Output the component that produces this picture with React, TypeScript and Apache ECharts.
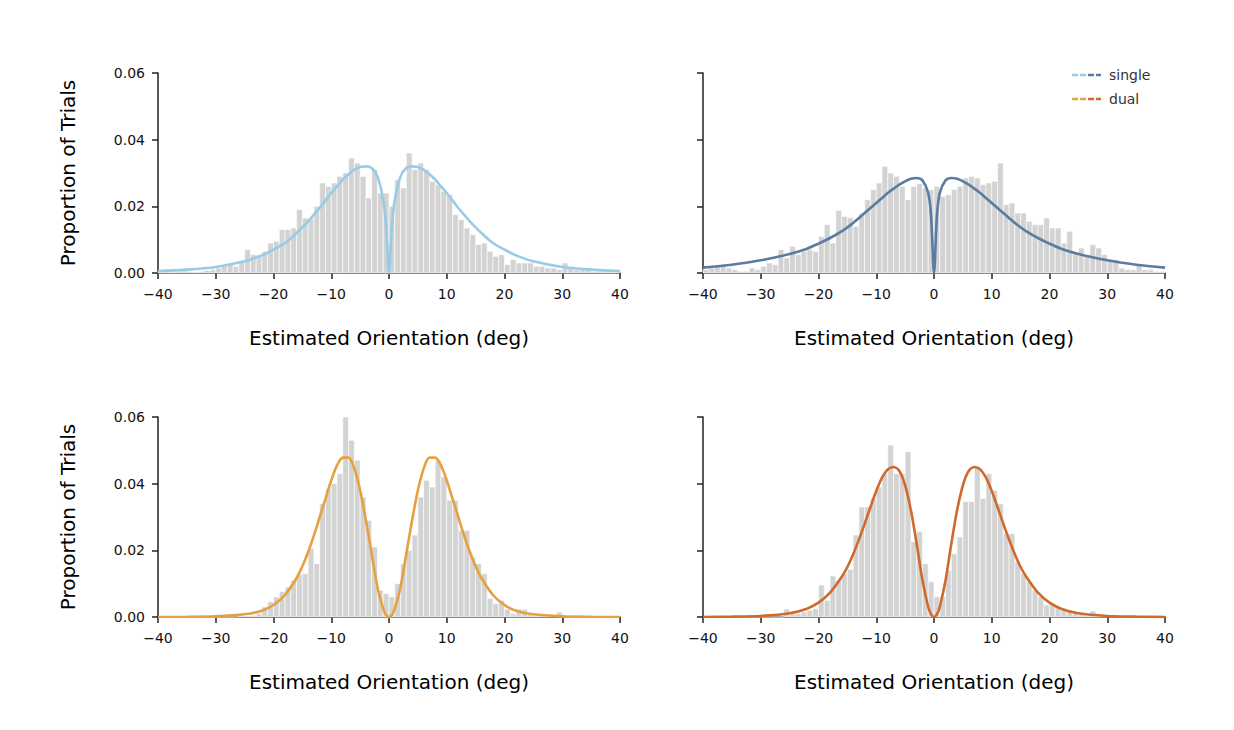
import { useEffect, useRef } from 'react';
import * as echarts from 'echarts';

// histogram bins: left edges -40..39, width 1 deg
const binEdges = Array.from({ length: 80 }, (_, i) => i - 40);

const histSingleA = [
  0.0005, 0.0005, 0.0003, 0.0005, 0.0007, 0.0005, 0.0003, 0.0005, 0.0008, 0.001,
  0.0015, 0.002, 0.0025, 0.002, 0.0035, 0.007, 0.0055, 0.0055, 0.0065, 0.009,
  0.0095, 0.013, 0.013, 0.0135, 0.019, 0.0165, 0.0165, 0.02, 0.027, 0.026,
  0.027, 0.029, 0.03, 0.0345, 0.033, 0.029, 0.0225, 0.031, 0.024, 0.024,
  0.02, 0.028, 0.0255, 0.036, 0.031, 0.033, 0.031, 0.0275, 0.0265, 0.0245,
  0.0235, 0.0175, 0.016, 0.0135, 0.0115, 0.0085, 0.009, 0.0065, 0.005, 0.0055,
  0.0025, 0.004, 0.003, 0.003, 0.003, 0.002, 0.002, 0.0015, 0.0015, 0.001,
  0.003, 0.002, 0.001, 0.001, 0.0008, 0.0005, 0.0005, 0.0003, 0.0003, 0.0002,
];

const histSingleB = [
  0.001, 0.0015, 0.002, 0.0025, 0.0015, 0.001, 0.0005, 0.0005, 0.0015, 0.001,
  0.002, 0.003, 0.0025, 0.007, 0.0045, 0.008, 0.0055, 0.0065, 0.007, 0.0065,
  0.011, 0.0145, 0.009, 0.0188, 0.017, 0.0166, 0.014, 0.018, 0.022, 0.025,
  0.027, 0.032, 0.03, 0.029, 0.026, 0.022, 0.026, 0.0268, 0.0255, 0.025,
  0.026, 0.023, 0.0235, 0.025, 0.026, 0.0285, 0.029, 0.0285, 0.0265, 0.027,
  0.0275, 0.033, 0.0205, 0.021, 0.018, 0.018, 0.0155, 0.0145, 0.0145, 0.0165,
  0.0135, 0.0135, 0.009, 0.0125, 0.006, 0.0075, 0.005, 0.0085, 0.0075, 0.0055,
  0.004, 0.004, 0.0015, 0.001, 0.001, 0.0025, 0.001, 0.001, 0.0005, 0.0005,
];

const histDualA = [
  0, 0, 0, 0, 0, 0, 0, 0, 0, 0,
  0, 0, 0, 0, 0.0002, 0.0003, 0.0005, 0.001, 0.003, 0.0046,
  0.006, 0.0076, 0.009, 0.011, 0.0128, 0.013, 0.0206, 0.016, 0.034, 0.0384,
  0.04, 0.043, 0.06, 0.053, 0.047, 0.036, 0.029, 0.021, 0.008, 0.007,
  0.006, 0.01, 0.016, 0.02, 0.0246, 0.036, 0.041, 0.039, 0.047, 0.042,
  0.035, 0.035, 0.026, 0.026, 0.018, 0.016, 0.013, 0.0056, 0.004, 0.005,
  0.0023, 0.001, 0.0023, 0.0023, 0.001, 0.0005, 0.0005, 0.0005, 0.0005, 0.0015,
  0.0003, 0.0003, 0.0002, 0, 0, 0, 0, 0, 0, 0,
];

const histDualB = [
  0, 0, 0, 0, 0, 0, 0, 0, 0, 0,
  0, 0, 0, 0, 0.0024, 0.001, 0.001, 0.0015, 0.002, 0.0025,
  0.0096, 0.005, 0.0123, 0.011, 0.013, 0.0143, 0.0246, 0.033, 0.033, 0.0356,
  0.039, 0.043, 0.0516, 0.043, 0.043, 0.0496, 0.0226, 0.0256, 0.016, 0.0106,
  0.0061, 0.0061, 0.014, 0.019, 0.024, 0.0346, 0.0346, 0.045, 0.0356, 0.043,
  0.038, 0.034, 0.025, 0.025, 0.0166, 0.013, 0.0106, 0.0081, 0.0061, 0.0036,
  0.0041, 0.0031, 0.0021, 0.0016, 0.0011, 0.0008, 0.0005, 0.0018, 0.0005, 0.0003,
  0.0002, 0.0002, 0, 0, 0, 0, 0, 0, 0, 0,
];

// model curves, read at these x positions (symmetric halves)
const curveX = [0, 0.5, 1, 2, 3, 4, 5, 6, 7, 8, 9, 10, 11, 12, 13, 14, 15, 16, 18, 20, 22, 25, 30, 35, 40];
const fitSingleA = [0, 0.014, 0.022, 0.029, 0.0315, 0.032, 0.0318, 0.031, 0.0296, 0.028, 0.026, 0.024, 0.0218, 0.0195, 0.0175, 0.0155, 0.0137, 0.012, 0.009, 0.007, 0.0053, 0.0035, 0.0018, 0.001, 0.0006];
const fitSingleB = [0, 0.017, 0.024, 0.0278, 0.0285, 0.0283, 0.0275, 0.0265, 0.0253, 0.024, 0.0225, 0.021, 0.0195, 0.018, 0.0165, 0.015, 0.0137, 0.0125, 0.0105, 0.0088, 0.0073, 0.0057, 0.0038, 0.0025, 0.0016];
const fitDualA = [0, 0.0006, 0.0025, 0.009, 0.019, 0.029, 0.038, 0.0445, 0.0478, 0.0478, 0.0455, 0.041, 0.0355, 0.03, 0.0245, 0.0195, 0.0152, 0.0117, 0.0066, 0.0036, 0.0019, 0.0008, 0.0002, 0.00005, 0];
const fitDualB = [0, 0.0008, 0.003, 0.011, 0.022, 0.032, 0.0395, 0.0438, 0.045, 0.0443, 0.0418, 0.0378, 0.033, 0.028, 0.0232, 0.0188, 0.015, 0.012, 0.0073, 0.0043, 0.0025, 0.0011, 0.0003, 0.0001, 0];

const xTicks = [-40, -30, -20, -10, 0, 10, 20, 30, 40];
const yTicks = [0, 0.02, 0.04, 0.06];

const COLORS = { singleA: '#97cbe6', singleB: '#5b7ba0', dualA: '#e6a03f', dualB: '#d06a2a' };
const FONT = 'DejaVu Sans';

function mirror(ys: number[]) {
  const pts: [number, number][] = [];
  for (let i = curveX.length - 1; i > 0; i--) pts.push([-curveX[i], ys[i]]);
  for (let i = 0; i < curveX.length; i++) pts.push([curveX[i], ys[i]]);
  return pts;
}

const panels = [
  { hist: histSingleA, fit: fitSingleA, color: COLORS.singleA, left: 158, top: 73, yLabel: true },
  { hist: histSingleB, fit: fitSingleB, color: COLORS.singleB, left: 703, top: 73, yLabel: false },
  { hist: histDualA, fit: fitDualA, color: COLORS.dualA, left: 158, top: 417, yLabel: true },
  { hist: histDualB, fit: fitDualB, color: COLORS.dualB, left: 703, top: 417, yLabel: false },
];

export default function App() {
  const ref = useRef<HTMLDivElement>(null);

  useEffect(() => {
    if (!ref.current) return;
    const chart = echarts.init(ref.current, undefined, { renderer: 'svg' });

    const axisLine = { show: true, onZero: false, lineStyle: { color: '#222', width: 1.5 } };
    const axisTick = { show: true, inside: false, length: 6, lineStyle: { color: '#222', width: 1.5 } };

    chart.setOption({
      animation: false,
      textStyle: { fontFamily: FONT },
      grid: panels.map((p) => ({ left: p.left, top: p.top, width: 462, height: 200 })),
      xAxis: panels.map((_, i) => ({
        type: 'value',
        gridIndex: i,
        min: -40,
        max: 40,
        interval: 10,
        axisLine,
        axisTick,
        splitLine: { show: false },
        axisLabel: {
          color: '#111',
          fontSize: 14,
          margin: 14,
          formatter: (v: number) => (xTicks.includes(v) ? String(v).replace('-', '\u2212') : ''),
        },
        name: 'Estimated Orientation (deg)',
        nameLocation: 'middle',
        nameGap: 55,
        nameTextStyle: { color: '#000', fontSize: 20 },
      })),
      yAxis: panels.map((p, i) => ({
        type: 'value',
        gridIndex: i,
        min: 0,
        max: 0.06,
        interval: 0.02,
        axisLine,
        axisTick,
        splitLine: { show: false },
        axisLabel: {
          show: p.yLabel,
          color: '#111',
          fontSize: 14,
          margin: 13,
          formatter: (v: number) => (yTicks.some((t) => Math.abs(t - v) < 1e-9) ? v.toFixed(2) : ''),
        },
        name: p.yLabel ? 'Proportion of Trials' : '',
        nameLocation: 'middle',
        nameGap: 80,
        nameTextStyle: { color: '#000', fontSize: 20 },
      })),
      series: panels.flatMap((p, i) => [
        {
          type: 'custom',
          xAxisIndex: i,
          yAxisIndex: i,
          data: binEdges.map((e, j) => [e, p.hist[j]]),
          renderItem: (_params: any, api: any) => {
            const x0 = api.value(0);
            const v = api.value(1);
            const a = api.coord([x0, v]);
            const b = api.coord([x0 + 1, 0]);
            return {
              type: 'rect',
              shape: { x: a[0], y: a[1], width: b[0] - a[0], height: b[1] - a[1] },
              style: { fill: '#d3d3d3', stroke: '#ffffff', lineWidth: 0.6 },
            };
          },
          z: 1,
        },
        {
          type: 'line',
          xAxisIndex: i,
          yAxisIndex: i,
          data: mirror(p.fit),
          smooth: 0.3,
          showSymbol: false,
          lineStyle: { color: p.color, width: 2.6 },
          z: 3,
        },
      ]),
      graphic: [
        { type: 'line', shape: { x1: 1072, y1: 75, x2: 1086, y2: 75 }, style: { stroke: COLORS.singleA, lineWidth: 2.5, lineDash: [6, 2] } },
        { type: 'line', shape: { x1: 1088, y1: 75, x2: 1101, y2: 75 }, style: { stroke: COLORS.singleB, lineWidth: 2.5, lineDash: [6, 2] } },
        { type: 'line', shape: { x1: 1072, y1: 99, x2: 1086, y2: 99 }, style: { stroke: COLORS.dualA, lineWidth: 2.5, lineDash: [6, 2] } },
        { type: 'line', shape: { x1: 1088, y1: 99, x2: 1101, y2: 99 }, style: { stroke: COLORS.dualB, lineWidth: 2.5, lineDash: [6, 2] } },
        { type: 'text', x: 1109, y: 75, style: { text: 'single', fill: '#333', font: `14px ${FONT}`, verticalAlign: 'middle' } },
        { type: 'text', x: 1109, y: 99, style: { text: 'dual', fill: '#333', font: `14px ${FONT}`, verticalAlign: 'middle' } },
      ],
    });

    return () => chart.dispose();
  }, []);

  return <div ref={ref} style={{ width: 1234, height: 730, margin: -8 }} />;
}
———
* _WHAT IS BEING ASKED_
Starting at the top of the listing above, please restate word for word each line up to and including the one that holds "import * as echarts from 'echarts';", omitting every image.

* _WORKED SOLUTION_
Output the component that produces this picture with React, TypeScript and Apache ECharts.
import { useEffect, useRef } from 'react';
import * as echarts from 'echarts';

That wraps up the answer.